Clayton County Award Winners Showcase Outstanding Conservation Efforts
On December 7, 2017, the Clayton Soil & Water Conservation District (SWCD) honored the outstanding conservation efforts of local farm families during the annual awards banquet held in Elkader. Dan Rothmeyer, Brian Keehner, Joe Donlon, and Frank Livingood were among this year’s honorees. Their farms showcase a system of conservation practices tailored to produce profitable crops, healthy soils, and quality waters.
Dan Rothmeyer received the 2017 Owner-Operator Award for the Clayton SWCD. Dan owns and operates 365 acres of cropland in northwest Clayton County near Monona. He continues a tradition of conservation work begun by his father, Joe Rothmeyer. Between 1990 and 1998, Joe and Dan constructed over four miles of terraces to protect steep cropland slopes. In 1997, Joe received the Goodyear Outstanding Farmer Award from the Clayton SWCD.
Dan has continued to implement a combination of structural and management practices that reduce soil erosion and nutrient loss. As soybeans were added to his crop rotation, Dan experimented with no-till. He currently uses no-till where corn is planted into soybean stubble, or when soybeans are planted into corn stalks. Dan planted a filter strip along Silver Creek in 2009, and established permanent cover on two acres of shallow soils in 2016. Dan has planted a rye cover crop following soybean harvest each year since 2014. The combination of terraces, no-till, and cover crops form an effective conservation system.
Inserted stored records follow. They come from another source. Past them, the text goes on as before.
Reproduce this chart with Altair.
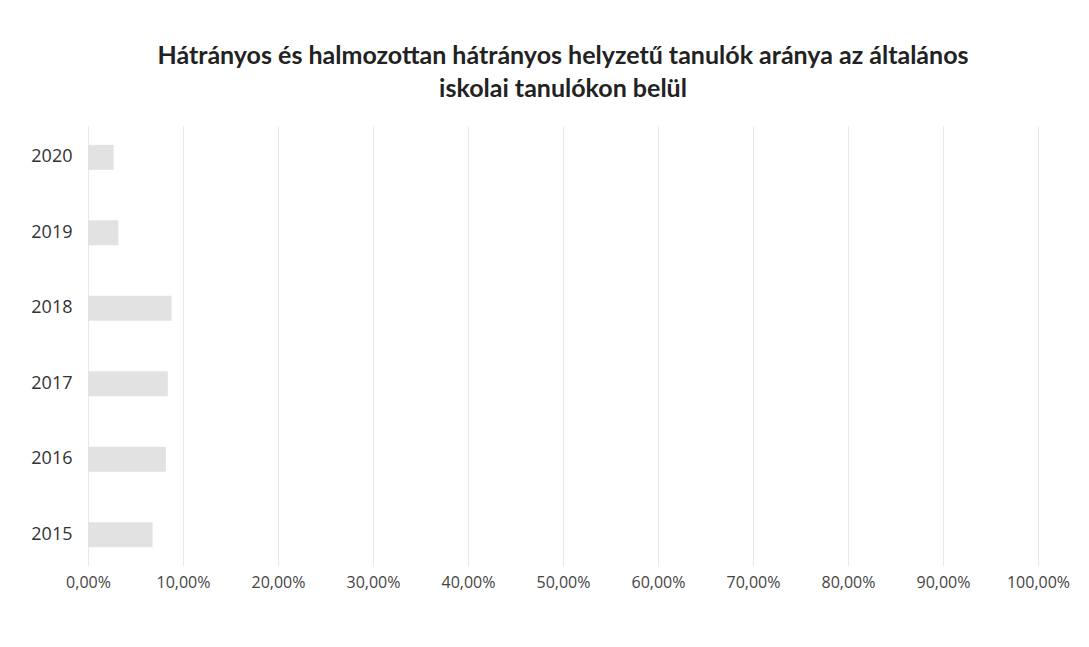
import altair as alt
import pandas as pd

years = ["2015", "2016", "2017", "2018", "2019", "2020"]
values = [0.068, 0.082, 0.084, 0.088, 0.032, 0.027]
x_ticks = [0, 0.1, 0.2, 0.3, 0.4, 0.5, 0.6, 0.7, 0.8, 0.9, 1.0]

df = pd.DataFrame({"year": years, "value": values})

chart = alt.Chart(df).mark_bar(color="#e2e2e2").encode(
    x=alt.X("value:Q",
            scale=alt.Scale(domain=[0, 1], nice=False),
            axis=alt.Axis(values=x_ticks, title=None, domain=False, ticks=False,
                          labelExpr="replace(format(datum.value, '.2%'), '.', ',')",
                          labelFont="Open Sans", labelFontSize=16, labelColor="#444444",
                          labelFlush=False, labelPadding=8, grid=True, gridColor="#e8e8e8")),
    y=alt.Y("year:N", sort=years[::-1],
            scale=alt.Scale(paddingInner=0.67, paddingOuter=0.25),
            axis=alt.Axis(title=None, domain=False, ticks=False,
                          labelFont="Open Sans", labelFontSize=18, labelColor="#333333",
                          labelPadding=16)),
).properties(
    width=950,
    height=440,
    background="white",
    padding={"left": 22, "top": 36, "right": 10, "bottom": 10},
    title=alt.TitleParams(
        text=["Hátrányos és halmozottan hátrányos helyzetű  tanulók aránya az általános",
              "iskolai tanulókon belül"],
        font="Lato", fontSize=25, fontWeight="bold", color="#222222",
        anchor="middle", offset=24, lineHeight=33),
).configure_view(stroke=None)

chart.save("out.html", embed_options={"renderer": "svg", "actions": False})
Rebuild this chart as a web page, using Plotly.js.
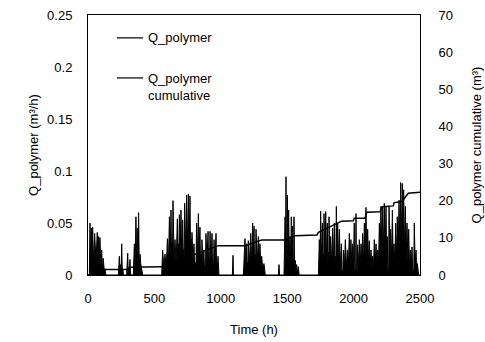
<!DOCTYPE html>
<html>
<head>
<meta charset="utf-8">
<script src="https://cdn.plot.ly/plotly-3.0.1.min.js"></script>
<style>html,body{margin:0;padding:0;background:#fff;}#chart{width:485px;height:342px;}</style>
</head>
<body>
<div id="chart"></div>
<script>
// Q_polymer flow rate (m3/h) readings vs time (h): peaks and the troughs between them
var timeQ = [0,10,15,20,25,30,35,42,50,60,70,75,80,85,90,97,103,109,115,122,128,135,
  229,236,240,244,249,254,258,261,268,
  291,299,303,306,311,316,320,323,
  341,349,355,361,366,371,376,381,386,392,397,404,412,
  555,562,571,580,589,598,606,613,619,625,629,633,636,640,648,655,664,673,677,680,684,688,694,700,706,713,717,720,724,728,736,743,750,756,762,768,772,776,780,783,790,798,803,808,813,818,825,831,837,843,847,851,855,858,866,873,877,881,885,888,896,904,908,911,915,919,926,934,938,941,945,949,956,964,968,971,975,979,986,
  1087,1092,1096,
  1170,1182,1188,1195,1199,1202,1205,1207,1216,1225,1232,1240,1245,1250,1254,1258,1262,1265,1274,1283,1289,1295,1301,1308,1316,1325,1335,
  1433,1438,1443,
  1476,1484,1488,1491,1494,1496,1499,1501,1506,1511,1516,1521,1526,1531,1536,1541,1544,1546,1549,1551,1556,1561,1566,1571,1578,1584,1590,
  1735,1742,1747,1752,1758,1765,1769,1772,1775,1777,1784,1790,1796,1802,1806,1810,1813,1815,1821,1827,1835,1842,1848,1855,1859,1862,1866,1870,1875,1880,1887,1893,1900,1908,1912,1915,1919,1923,1930,1938,1946,1953,1960,1968,1974,1980,1987,1993,1999,
  2005,2009,2013,2016,2018,2021,2023,2027,2030,2037,2043,2050,2056,2062,2068,2075,2081,2087,2093,2100,2106,2112,2118,2125,2131,2138,2144,2150,2156,2163,2169,2175,2181,2188,2194,2200,2206,2213,2219,2225,2231,2238,2244,2249,2254,2258,2262,2264,2267,2273,2279,2286,2292,2298,
  2304,2311,2317,2323,2329,2336,2342,2349,2355,2361,2367,2372,2377,2384,2390,2396,2402,2409,2415,2421,2427,2434,2440,2445,2450,2453,2457,2464,2470,2475,2480,2490,2500];
var qPolymer = [0,0,0.050,0.012,0.045,0.015,0.046,0.010,0.040,0.014,0.041,0.012,0.037,0.010,0.036,0.008,0.024,0.006,0.016,0.004,0.006,0,
  0,0.018,0.003,0.010,0.004,0.030,0.004,0.006,0,
  0,0.021,0.002,0.006,0.002,0.015,0.002,0,
  0,0.030,0.010,0.056,0.012,0.045,0.010,0.060,0.008,0.020,0.011,0.007,0,
  0,0.024,0.008,0.020,0.006,0.035,0.012,0.056,0.015,0.0625,0.020,0.030,0.015,0.0715,0.015,0.034,0.012,0.054,0.020,0.030,0.015,0.058,0.020,0.0625,0.015,0.053,0.020,0.025,0.015,0.069,0.020,0.077,0.025,0.078,0.020,0.076,0.020,0.035,0.015,0.041,0.012,0.030,0.008,0.012,0.008,0.050,0.015,0.059,0.015,0.046,0.010,0.020,0.010,0.034,0.010,0.024,0.005,0.008,0.005,0.040,0.012,0.042,0.010,0.015,0.010,0.042,0.012,0.040,0.005,0.010,0.005,0.034,0.010,0.040,0.008,0.012,0.005,0.018,0,
  0,0.019,0,
  0,0.035,0.010,0.030,0.008,0.012,0.008,0.033,0.012,0.040,0.012,0.050,0.015,0.047,0.010,0.020,0.010,0.044,0.012,0.037,0.010,0.030,0.008,0.018,0.005,0.011,0,
  0,0.010,0,
  0,0.056,0.020,0.0945,0.020,0.040,0.015,0.077,0.020,0.0625,0.012,0.037,0.012,0.056,0.015,0.047,0.005,0.015,0.005,0.056,0.005,0.014,0.002,0.010,0.002,0.008,0,
  0,0.034,0.012,0.0615,0.015,0.050,0.012,0.020,0.010,0.059,0.015,0.061,0.015,0.050,0.010,0.022,0.010,0.056,0.012,0.037,0.010,0.045,0.012,0.050,0.008,0.018,0.008,0.066,0.015,0.050,0.012,0.044,0.008,0.030,0.002,0.004,0.002,0.024,0.006,0.034,0.006,0.024,0.008,0.040,0.010,0.034,0.008,0.030,0.010,
  0.050,0.003,0.005,0.003,0.059,0.003,0.005,0.003,0.029,0.008,0.034,0.010,0.030,0.010,0.040,0.012,0.050,0.015,0.065,0.015,0.044,0.012,0.033,0.008,0.024,0.006,0.018,0.008,0.034,0.010,0.030,0.008,0.024,0.012,0.050,0.018,0.066,0.020,0.066,0.020,0.069,0.020,0.066,0.012,0.037,0.003,0.005,0.003,0.066,0.015,0.044,0.015,0.0625,0.012,
  0.030,0.012,0.050,0.015,0.056,0.020,0.072,0.025,0.089,0.030,0.088,0.030,0.082,0.020,0.066,0.015,0.050,0.012,0.044,0.008,0.024,0.008,0.027,0.003,0.005,0.003,0.050,0.008,0.024,0.005,0.011,0,0];

// Cumulative polymer volume (m3)
var timeCum = [0,128,304,310,555,981,1182,1308,1484,1559,1724,1735,1910,1998,2005,2086,2099,2199,2215,2299,2305,2362,2412,2500];
var qCumulative = [0,1.5,1.5,2.1,2.2,7.9,7.9,9.4,9.4,10.6,10.8,11.5,14.5,14.6,15.3,15.3,16.9,17.0,18.4,18.6,19.5,19.7,22.0,22.3];

var legendNames = ['Q_polymer', 'Q_polymer<br>cumulative'];

var font = {family: 'Liberation Sans, Arial, sans-serif', size: 13, color: '#000'};

var traces = [
  {x: timeQ, y: qPolymer, type: 'scatter', mode: 'lines', fill: 'tozeroy',
   fillcolor: '#000', line: {color: '#000', width: 1}, name: legendNames[0], showlegend: false},
  {x: timeCum, y: qCumulative, type: 'scatter', mode: 'lines', yaxis: 'y2',
   line: {color: '#000', width: 1.5}, name: legendNames[1], showlegend: false}
];

var layout = {
  width: 485, height: 342,
  margin: {l: 88, r: 65, t: 15, b: 67},
  paper_bgcolor: '#fff', plot_bgcolor: '#fff',
  font: font,
  showlegend: false,
  xaxis: {range: [0, 2500], dtick: 500, showgrid: false, zeroline: false,
    showline: true, mirror: true, linecolor: '#000', linewidth: 1, ticks: '',
    ticklabelstandoff: 11,
    title: {text: 'Time (h)', font: font, standoff: 20}},
  yaxis: {range: [0, 0.25], dtick: 0.05, showgrid: false, zeroline: false,
    showline: true, mirror: true, linecolor: '#000', linewidth: 1, ticks: '',
    ticklabelstandoff: 12,
    title: {text: 'Q_polymer (m³/h)', font: font, standoff: 5}},
  yaxis2: {range: [0, 70], dtick: 10, overlaying: 'y', side: 'right', showgrid: false,
    zeroline: false, showline: true, linecolor: '#000', linewidth: 1, ticks: '',
    ticklabelstandoff: 15,
    title: {text: 'Q_polymer cumulative (m³)', font: font, standoff: 19}},
  shapes: [
    {type: 'line', xref: 'paper', yref: 'paper', x0: 0.087, x1: 0.166, y0: 0.912, y1: 0.912, line: {color: '#000', width: 1.2}},
    {type: 'line', xref: 'paper', yref: 'paper', x0: 0.087, x1: 0.166, y0: 0.758, y1: 0.758, line: {color: '#000', width: 1.2}}
  ],
  annotations: [
    {xref: 'paper', yref: 'paper', x: 0.175, y: 0.912, xanchor: 'left', yanchor: 'middle', text: legendNames[0], showarrow: false, font: font, align: 'left'},
    {xref: 'paper', yref: 'paper', x: 0.175, y: 0.792, xanchor: 'left', yanchor: 'top', text: legendNames[1], showarrow: false, font: font, align: 'left'}
  ]
};

Plotly.newPlot('chart', traces, layout, {displayModeBar: false, staticPlot: true});
</script>
</body>
</html>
Joe Donlon and Frank Livingood were selected for recognition in the Landlord/Tenant Division of the awards program. This division highlights the cooperation necessary to achieve the common goal of producing crops while conserving our natural resources. Joe’s farm includes 166 acres of cropland south of Luana. Joe’s daughter Janet and his son-in-law, Frank, have leased the farm for eight years. Joe can often be found pulling anhydrous tanks in the spring, or following Frank’s combine with a grain cart in the fall.
In 1990, Joe started the first of a series of terrace projects. The farm now features over three miles of terraces. Frank uses a no-till planting system with continuous corn, which can be challenging. Frank is always looking for ways to improve his no-till system and modified his planter in 2017 to ensure reliable down pressure on his planting units. The system of terraces constructed by Joe, combined with the no-till utilized by Frank, ensures that very little soil ever leaves this farm.
The Clayton SWCD’s New Cooperator Award was presented to Brian Keehner. Brian also continues a legacy of outstanding conservation work. His parents, Leigh and Gloria Keehner, were Owner/Operator award winners for the Clayton Soil and Water Conservation District in 2005. Brian operates tracts in the Monona and McGregor areas that feature the extensive use of cover crops and no-till used in combination with terraces and waterways.
Brian utilizes a no-till planting system for his corn/soybean rotation, and is a leading cover crop advocate. Over the last five years, he has utilized a no-till drill, tried aerial seeding, experimented with a turbo seeder on a vertical tillage implement, and modified his corn planter to establish a variety of cover crop mixes. In 2017, Brian added a broadcast seeder to his combine. As he harvests corn and soybeans, he also seeds cover crops to protect his soil resource.
Dan, Joe, Frank, and Brian all own or operate farms within the Silver Creek watershed. Their conservation efforts, as well as those of their families and their neighbors, are very evident on the landscape that surrounds the stream. SWCD efforts that are currently focused on Silver Creek continue a tradition of over thirty years of watershed projects in Clayton County. The tradition of conservation work that is demonstrated by these landowners provides an outstanding example of what we can do to build upon past efforts, and voluntarily work together to create water quality improvements.